Use version control

Introduction

Dataform uses Git to record changes and manage file versions. Each Dataform project has a Git repository.

By default, Dataform will use its own source file management. However, projects can be configured to work with GitHub by Migrating project to GitHub in settings.

Version control is a core concept and will impact how your data pipelines run. We strongly recommend understanding the following concepts before developing your datasets in dataform.

Working with branches

One of the main benefits of Git is that a developer can work in a branch, an isolated version of a file repository.

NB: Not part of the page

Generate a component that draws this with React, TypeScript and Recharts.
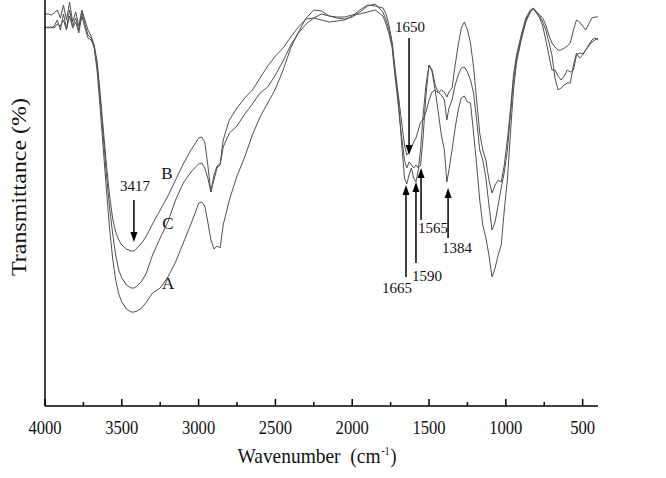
import React from "react";
import {
  LineChart,
  Line,
  XAxis,
  YAxis,
  ReferenceLine,
  ReferenceDot,
} from "recharts";

// wavenumber grid (cm-1) shared by the three spectra
const wavenumbers = [
  4000, 3980, 3960, 3940, 3920, 3900, 3880, 3860, 3840, 3820, 3800, 3780, 3760, 3740, 3720, 3700,
  3680, 3660, 3640, 3620, 3600, 3580, 3560, 3540, 3520, 3500, 3470, 3440, 3420, 3400, 3370, 3340,
  3300, 3250, 3200, 3150, 3100, 3050, 3020, 3000, 2980, 2960, 2940, 2920, 2900, 2880, 2860, 2840,
  2800, 2750, 2700, 2650, 2600, 2550, 2500, 2450, 2400, 2350, 2300, 2250, 2200, 2150, 2100, 2050,
  2000, 1950, 1900, 1850, 1800, 1780, 1760, 1740, 1720, 1700, 1680, 1660, 1645, 1630, 1615, 1600,
  1585, 1570, 1555, 1540, 1520, 1500, 1480, 1460, 1440, 1420, 1400, 1384, 1370, 1350, 1330, 1310,
  1290, 1270, 1250, 1230, 1210, 1190, 1170, 1150, 1130, 1110, 1090, 1070, 1050, 1030, 1010, 990,
  970, 950, 930, 900, 870, 840, 820, 800, 780, 760, 740, 720, 700, 680, 660, 640,
  620, 600, 580, 560, 540, 520, 500, 480, 460, 440, 420, 400,
];

// transmittance, arbitrary units (no scale printed on the figure)
const seriesA = [
  378, 379, 378, 380, 386, 376, 392, 378, 396, 380, 388, 376, 394, 382, 371, 368,
  358, 334, 296, 256, 216, 178, 148, 126, 112, 104, 97, 94, 94, 95, 98, 104,
  113, 118, 129, 144, 163, 182, 194, 203, 204, 200, 184, 166, 157, 160, 158, 181,
  206, 230, 249, 271, 289, 303, 317, 336, 358, 374, 388, 396, 395, 390, 388, 387,
  389, 394, 400, 402, 394, 386, 376, 361, 331, 306, 266, 228, 222, 231, 238, 228,
  224, 236, 256, 288, 321, 341, 334, 316, 294, 271, 256, 224, 236, 256, 278, 296,
  308, 310, 304, 303, 273, 241, 206, 181, 168, 151, 129, 138, 151, 161, 196, 226,
  273, 316, 344, 366, 384, 394, 397, 394, 390, 384, 376, 364, 351, 328, 316, 318,
  321, 323, 323, 341, 353, 348, 351, 356, 361, 366, 368, 366,
];

const seriesB = [
  392, 392, 391, 393, 396, 388, 401, 386, 404, 384, 394, 380, 396, 386, 376, 370,
  361, 344, 311, 276, 241, 211, 188, 174, 166, 161, 157, 155, 155, 158, 163, 170,
  182, 196, 210, 226, 242, 256, 263, 268, 269, 264, 241, 214, 231, 240, 242, 266,
  286, 298, 308, 316, 328, 340, 350, 358, 369, 379, 387, 388, 386, 384, 385, 386,
  390, 396, 401, 400, 398, 392, 380, 364, 336, 311, 286, 261, 251, 254, 258, 264,
  268, 276, 284, 286, 294, 306, 314, 316, 313, 316, 314, 309, 314, 318, 341, 361,
  378, 384, 376, 363, 339, 306, 273, 256, 246, 226, 213, 221, 226, 224, 241, 266,
  296, 331, 351, 371, 388, 396, 398, 394, 391, 388, 381, 371, 363, 359, 356, 356,
  358, 360, 363, 376, 386, 384, 380, 376, 382, 388, 389, 389,
];

const seriesC = [
  379, 378, 379, 378, 382, 380, 386, 376, 390, 378, 384, 373, 390, 378, 368, 366,
  360, 340, 306, 268, 231, 199, 173, 151, 136, 128, 121, 118, 118, 120, 125, 133,
  151, 168, 184, 206, 223, 234, 239, 242, 243, 238, 228, 214, 226, 238, 241, 259,
  273, 280, 292, 302, 313, 319, 331, 345, 361, 373, 382, 388, 392, 390, 389, 389,
  391, 392, 394, 396, 390, 382, 372, 358, 328, 301, 271, 246, 238, 244, 241, 238,
  241, 238, 241, 266, 311, 341, 336, 321, 314, 311, 306, 286, 298, 306, 321, 331,
  338, 339, 334, 326, 313, 286, 256, 246, 228, 201, 176, 184, 201, 218, 234, 256,
  291, 326, 348, 368, 386, 395, 397, 393, 388, 380, 366, 351, 336, 336, 330, 326,
  330, 336, 334, 336, 351, 353, 352, 356, 360, 364, 366, 368,
];

const majorTicks = [4000, 3500, 3000, 2500, 2000, 1500, 1000, 500];
const minorTicks = [3750, 3250, 2750, 2250, 1750, 1250, 750];

// band annotations: label, arrow position, arrow tail/tip, label position
const peakLabels = ["3417", "1650", "1665", "1590", "1565", "1384"];
const arrowAt = [3421, 1630, 1650, 1585, 1552, 1376];
const arrowFrom = [206, 368, 129, 143, 186, 168];
const arrowTo = [164, 251, 221, 224, 238, 218];
const peakLabelX = [3414, 1624, 1708, 1513, 1474, 1318];
const peakLabelY = [215, 374, 113, 125, 173, 153];

const curveNames = ["B", "C", "A"];
const curveNameX = [3206, 3199, 3199];
const curveNameY = [227, 177, 117];

const data = wavenumbers.map((w, i) => ({
  w,
  A: seriesA[i],
  B: seriesB[i],
  C: seriesC[i],
}));

const serif = "'Liberation Serif', 'Times New Roman', serif";

function AxisTick(props: any) {
  const { x, y, payload } = props;
  const major = payload.value % 500 === 0;
  const label = String(payload.value);
  return (
    <g>
      <line x1={x} y1={y} x2={x} y2={y - (major ? 7 : 4)} stroke="#000" strokeWidth={1.5} />
      {major && (
        <text
          x={x}
          y={y + 28}
          textAnchor="middle"
          fontFamily={serif}
          fontSize={18}
          fill="#111"
          textLength={label.length * 8.3}
          lengthAdjust="spacingAndGlyphs"
        >
          {label}
        </text>
      )}
    </g>
  );
}

function XLabel(props: any) {
  const { x, y, width } = props.viewBox;
  const cx = x + width / 2 - 2;
  const base = y + 57;
  const common = { fontFamily: serif, fill: "#111", lengthAdjust: "spacingAndGlyphs" } as any;
  return (
    <g>
      <text {...common} x={cx + 61} y={base} textAnchor="end" fontSize={22}
        textLength={143} style={{ whiteSpace: "pre" }}>
        Wavenumber  (cm
      </text>
      <text {...common} x={cx + 62} y={base - 8} fontSize={13} textLength={8}>
        -1
      </text>
      <text {...common} x={cx + 71} y={base} fontSize={22} textLength={6}>
        )
      </text>
    </g>
  );
}

function YLabel() {
  return (
    <text
      x={26}
      y={187}
      transform="rotate(-90, 26, 187)"
      textAnchor="middle"
      fontFamily={serif}
      fontSize={22}
      fill="#111"
      textLength={178}
      lengthAdjust="spacingAndGlyphs"
    >
      Transmittance (%)
    </text>
  );
}

function Arrow(props: any) {
  const { x1, y1, x2, y2 } = props;
  const dir = y2 > y1 ? 1 : -1;
  const head = 10;
  return (
    <g>
      <line x1={x1} y1={y1} x2={x2} y2={y2 - dir * head} stroke="#000" strokeWidth={1.5} />
      <polygon
        points={`${x2 - 3.5},${y2 - dir * head} ${x2 + 3.5},${y2 - dir * head} ${x2},${y2}`}
        fill="#000"
      />
    </g>
  );
}

const textAt = (label: string, size: number) => (p: any) => (
  <text
    x={p.cx}
    y={p.cy}
    textAnchor="middle"
    fontFamily={serif}
    fontSize={size}
    fill="#111"
  >
    {label}
  </text>
);

export default function App() {
  return (
    <div style={{ position: "absolute", left: 0, top: 0, background: "#fff" }}>
      <LineChart
        width={666}
        height={478}
        data={data}
        margin={{ top: 0, right: 68, bottom: 0, left: 0 }}
      >
        <XAxis
          dataKey="w"
          type="number"
          domain={[400, 4000]}
          reversed
          ticks={[...majorTicks, ...minorTicks]}
          interval={0}
          tickSize={0}
          tickMargin={0}
          height={72}
          axisLine={{ stroke: "#000", strokeWidth: 1.5 }}
          tickLine={false}
          tick={<AxisTick />}
          label={<XLabel />}
        />
        <YAxis
          type="number"
          domain={[0, 406]}
          width={45}
          tick={false}
          tickLine={false}
          axisLine={{ stroke: "#000", strokeWidth: 1.5 }}
          label={<YLabel />}
        />
        <Line type="linear" dataKey="A" stroke="#505050" strokeWidth={1} dot={false} isAnimationActive={false} />
        <Line type="linear" dataKey="B" stroke="#505050" strokeWidth={1} dot={false} isAnimationActive={false} />
        <Line type="linear" dataKey="C" stroke="#505050" strokeWidth={1} dot={false} isAnimationActive={false} />
        {peakLabels.map((lab, i) => (
          <ReferenceLine
            key={"arrow" + lab}
            segment={[
              { x: arrowAt[i], y: arrowFrom[i] },
              { x: arrowAt[i], y: arrowTo[i] },
            ]}
            shape={Arrow}
          />
        ))}
        {peakLabels.map((lab, i) => (
          <ReferenceDot
            key={"lab" + lab}
            x={peakLabelX[i]}
            y={peakLabelY[i]}
            r={0}
            shape={textAt(lab, 15)}
          />
        ))}
        {curveNames.map((name, i) => (
          <ReferenceDot
            key={"name" + name}
            x={curveNameX[i]}
            y={curveNameY[i]}
            r={0}
            shape={textAt(name, 17)}
          />
        ))}
      </LineChart>
    </div>
  );
}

From the development branch or you own branch, you can make changes, execute queries and publish datasets.

Once you are happy with the changes, you can commit the changes and push them to the Production branch.

The production branch is not directly editable and all schedules run from the production branch. That enables users to develop and test without affecting the project data pipelines nor affecting other users.

How to use

By default, you will land on the development branch and you (and others) can make edits here.

After making changes to files, you can commit/checkpoint the changes:

Then when you are happy with you changes and tested everything worked, push the changes back to production.

We recommend that if you have multiple team members working on a project at the same time, you try and work in separate branches, such as a branch called your_name

Dealing with merges

If another user has pushed changes to production while you are making edits in another branch, you will need to pull those changes first

After pulling, there may be conflicting edits that you will have to resolve. These will be shown in the files list. Once you are happy, you can commit and push your changes back to production again.